The report highlights the urgent need to identify, mitigate, and address human rights and environmental risks and impacts in transition minerals supply chains in Indonesia and the Philippines, both of which dominate the global market for nickel, cobalt, and other transition minerals critical to the global energy transition towards renewables. This report was developed in collaboration with Fair Finance Guide Japan (FFGJ), ResponsiBank Indonesia, and Fair Finance Philippines (FF Ph), research partner, Profundo, and Richard Kent, Independent Researcher on human rights, anti-corruption, environment, responsible sourcing, and the energy transition.
The report shows that across the different stages of Asia’s transition minerals supply chains – upstream (extraction/mining), midstream (processing and refining the minerals), and downstream (battery manufacturing and sales) – there are distinct human rights and environmental impacts, with the most serious harms usually occurring in and around mining sites or the ‘upstream’ stage. There are also serious impacts on the ground, especially on Indigenous communities, in the minerals smelting and processing stage, known as the ‘midstream’, usually because of high levels of pollution and poor environmental safeguards.

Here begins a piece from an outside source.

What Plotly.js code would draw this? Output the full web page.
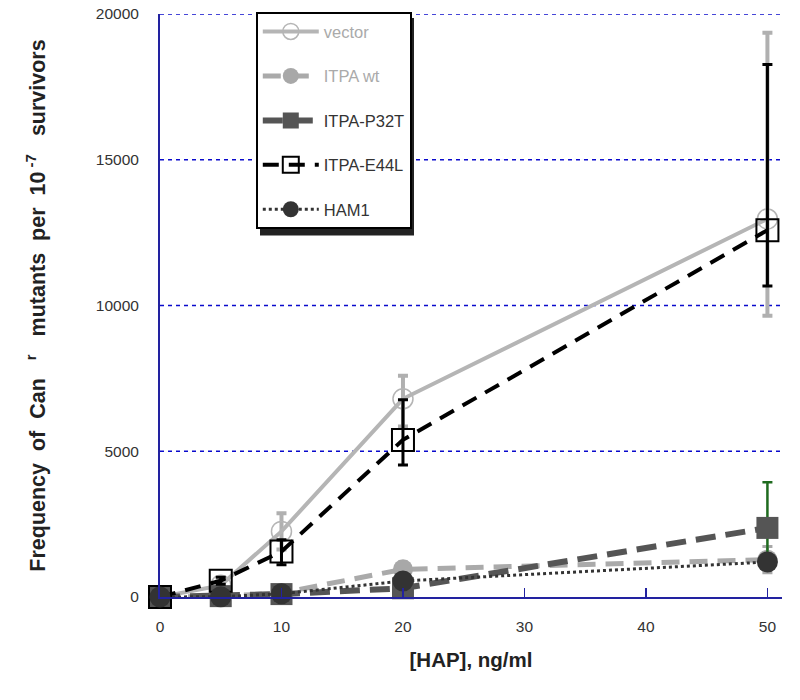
<!DOCTYPE html>
<html>
<head>
<meta charset="utf-8">
<script src="https://cdn.plot.ly/plotly-3.0.1.min.js"></script>
<style>html,body{margin:0;padding:0;background:#fff;}#chart{width:800px;height:700px;}</style>
</head>
<body>
<div id="chart"></div>
<script>
var hap = [0, 5, 10, 20, 50];
var xTickVals = [0, 10, 20, 30, 40, 50];
var yTickVals = [0, 5000, 10000, 15000, 20000];
var yTickText = ['0', '5000', '10000', '15000', '20000'];

var vectorY = [0, 400, 2250, 6800, 12970];
var vectorErrPlus = [0, 150, 620, 790, 6390];
var vectorErrMinus = [0, 150, 620, 950, 3325];

var wtY = [0, 20, 140, 950, 1280];
var wtErr = [0, 20, 60, 250, 450];

var p32tY = [0, 30, 100, 300, 2370];
var p32tErrPlus = [0, 20, 50, 150, 1570];
var p32tErrMinus = [0, 20, 50, 150, 1000];

var e44lY = [0, 560, 1560, 5390, 12585];
var e44lErrPlus = [0, 120, 400, 1380, 5680];
var e44lErrMinus = [0, 120, 450, 860, 1915];

var ham1Y = [0, 10, 110, 550, 1200];

var traceNames = ['<span style="color:#aaaaaa">vector</span>', '<span style="color:#aaaaaa">ITPA wt</span>', 'ITPA-P32T', 'ITPA-E44L', 'HAM1'];

var FONT = 'Arial, "Liberation Sans", sans-serif';
var GRID = '#0a0acc';

var traces = [
  {x: hap, y: vectorY, name: traceNames[0], legendgroup: 'a', mode: 'lines+markers', cliponaxis: false,
   line: {color: '#b5b5b5', width: 4},
   marker: {symbol: 'circle-open', size: 20, color: '#b5b5b5', line: {width: 1.5, color: '#b5b5b5'}},
   error_y: {type: 'data', array: vectorErrPlus, arrayminus: vectorErrMinus, color: '#b0b0b0', thickness: 4, width: 5}},
  {x: hap, y: wtY, name: traceNames[1], legendgroup: 'b', mode: 'lines+markers', cliponaxis: false,
   line: {color: '#aaaaaa', width: 5, dash: '18px,10px'},
   marker: {symbol: 'circle', size: 20, color: '#a8a8a8'},
   error_y: {type: 'data', array: wtErr, color: '#a8a8a8', thickness: 3, width: 5}},
  {x: hap, y: p32tY, name: traceNames[2], legendgroup: 'c', mode: 'lines+markers', cliponaxis: false,
   line: {color: '#555555', width: 6, dash: '20px,10px'},
   marker: {symbol: 'square', size: 22, color: '#555555'},
   error_y: {type: 'data', array: p32tErrPlus, arrayminus: p32tErrMinus, color: '#1f6b1f', thickness: 2.5, width: 5}},
  {x: hap, y: e44lY, name: traceNames[3], legendgroup: 'd', mode: 'lines+markers', cliponaxis: false,
   line: {color: '#000000', width: 4, dash: '16px,10px'},
   marker: {symbol: 'square-open', size: 22, color: '#000000', line: {width: 2, color: '#000000'}},
   error_y: {type: 'data', array: e44lErrPlus, arrayminus: e44lErrMinus, color: '#000000', thickness: 3, width: 5}},
  {x: hap, y: ham1Y, name: traceNames[4], legendgroup: 'e', mode: 'lines+markers', cliponaxis: false,
   line: {color: '#333333', width: 3, dash: 'dot'},
   marker: {symbol: 'circle', size: 21, color: '#333333'}}
];

var gridShapes = yTickVals.filter(function (v) { return v > 0; }).map(function (v) {
  return {type: 'line', xref: 'paper', yref: 'y', x0: 0, x1: 1, y0: v, y1: v,
          line: {color: GRID, width: 1.5, dash: '4px,4px'}, layer: 'below'};
});

var layout = {
  width: 800, height: 700,
  margin: {l: 160, r: 18, t: 12, b: 103},
  paper_bgcolor: '#ffffff', plot_bgcolor: '#ffffff',
  font: {family: FONT, color: '#333333', size: 15},
  showlegend: true,
  xaxis: {
    range: [0, 51.2], tickvals: xTickVals, ticktext: xTickVals.map(String),
    showgrid: false, zeroline: false, showline: true, linecolor: '#2222a0', linewidth: 2,
    ticks: 'inside', ticklen: 9, tickwidth: 1.5, tickcolor: '#2222a0', ticklabelstandoff: 14,
    tickfont: {size: 15.5, color: '#333333'},
    title: {text: '[HAP], ng/ml', font: {size: 20.5, color: '#222222', family: FONT, weight: 'bold'}, standoff: 19}
  },
  yaxis: {
    range: [0, 20000], tickvals: yTickVals, ticktext: yTickText,
    showgrid: false, zeroline: false, showline: true, linecolor: '#2222a0', linewidth: 2,
    ticks: '', ticklabelstandoff: 16,
    tickfont: {size: 15.5, color: '#333333'},
    title: {text: 'Frequency  of  Can   <sup>r</sup>   mutants  per  10<sup> -7</sup>   survivors', font: {size: 21.5, color: '#222222', family: FONT, weight: 'bold'}, standoff: 44}
  },
  shapes: gridShapes.concat([
    {type: 'rect', xref: 'paper', yref: 'paper',
     x0: (260 - 160) / 622, x1: (414 - 160) / 622, y0: (596.5 - 234) / 584.5, y1: (596.5 - 16) / 584.5,
     fillcolor: '#222222', line: {width: 0}, layer: 'above'}
  ]),
  legend: {
    x: 0.154, y: 1.003, xanchor: 'left', yanchor: 'top',
    bgcolor: '#ffffff', bordercolor: '#000000', borderwidth: 2,
    traceorder: 'grouped', tracegroupgap: 20,
    font: {size: 16.5, color: '#333333'}, itemwidth: 56
  }
};

Plotly.newPlot('chart', traces, layout, {displayModeBar: false, staticPlot: true});
</script>
</body>
</html>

Mining companies are merging, buying subsidiary companies, and participating in joint ventures with smelters and refiners, cathode precursor manufacturers, and battery manufacturers, making the transition minerals value chain more integrated between the upstream, midstream, and downstream stages. This presents a historic shift in the responsibility and due diligence practice of downstream manufacturers. Rather than focusing on supply chain due diligence through industry schemes and audit programs, manufacturers are becoming more directly involved at the mine and refinery level. This means that investors of battery manufacturers have a more active role and greater responsibility to identify, mitigate, and address human rights and environmental harms across all stages of the value chain particularly, and ensure rights-based considerations are integrated across policies and practices, failing which financial institutions and investors face material financial, operational, and reputational risks.
The indirect supply chain links between the three mines in Indonesia and the Philippines to US, European, and Asian EV manufacturers refer to existing product flows, while others are linked to projects under construction or in planning for the coming years.
Seven EV producers, Ford Motor Company (Ford), Mazda Motor Corporation (Mazda), Stellantis Subaru Corporation (Subaru), Tesla, Inc. (Tesla), Toyota Motor Corporation (Toyota), and Volkswagen, were selected for additional analysis of their financial relationships. In terms of credit financing, the report found that, from 2022 and 2024, financial institutions based in Japan and the ASEAN provided between USD 5 million to USD 6 million yearly to these companies. Furthermore, most of the credit financing provided has been via loans instead of the underwriting of shares and bonds. Such results were driven to a great extent by Ford Motor Company, which received sixty per cent of the total financing. In terms of the financial institutions providing such financing, this research finds that it was mainly provided by Japanese financial institutions such as Mizuho Financial, Mitsubishi UFJ Financial (MUFG), and Sumitomo Mitsui Banking Corporation (SMBC).
In addition, by 2024, the seven companies received more than USD100 billion in investment financing from Japan and ASEAN based financial institutions, especially through shareholdings. The company receiving most of such investment is Toyota Motor Corporation, which received more than eighty per cent of the total investment financing. In terms of the financial institutions providing such financing, this research finds that the main investors were Japanese financial institutions such as the Government Pension Investment Fund, Nippon Life Insurance, and Sumitomo Mitsui Trust, which provided more than USD 50 billion between the three.
The report’s supply chain analysis drew on a range of information sources, including company publications (by the mining companies, their major shareholders, and leading global EV manufacturers and their suppliers), shipment data, industry media, and other relevant resources from 2022 to 2024. The findings of the supply chain research are impacted by the fact that none of the EV manufacturers provide full transparency on their supply chain relationships. For the selected mines, more information on expected future supplier relationships for processing projects under development is available than data on already existing relationships. This is related to the ongoing development and expansion of capacities and processing facilities and the interest of EV manufacturers in tapping into these resources.
The financial analysis utilized databases Refinitiv, Bloomberg and IJGlobal, as well as company reports such as financial statements, annual reports, company registries, and media archives. Nonetheless, there are still several limitations: for example, financial databases do not have data on bilateral lending, while bonds and shareholders identified during the course of this research may have changed (sold or bought bonds or shares) their positions or otherwise changed the composition of their investment portfolios.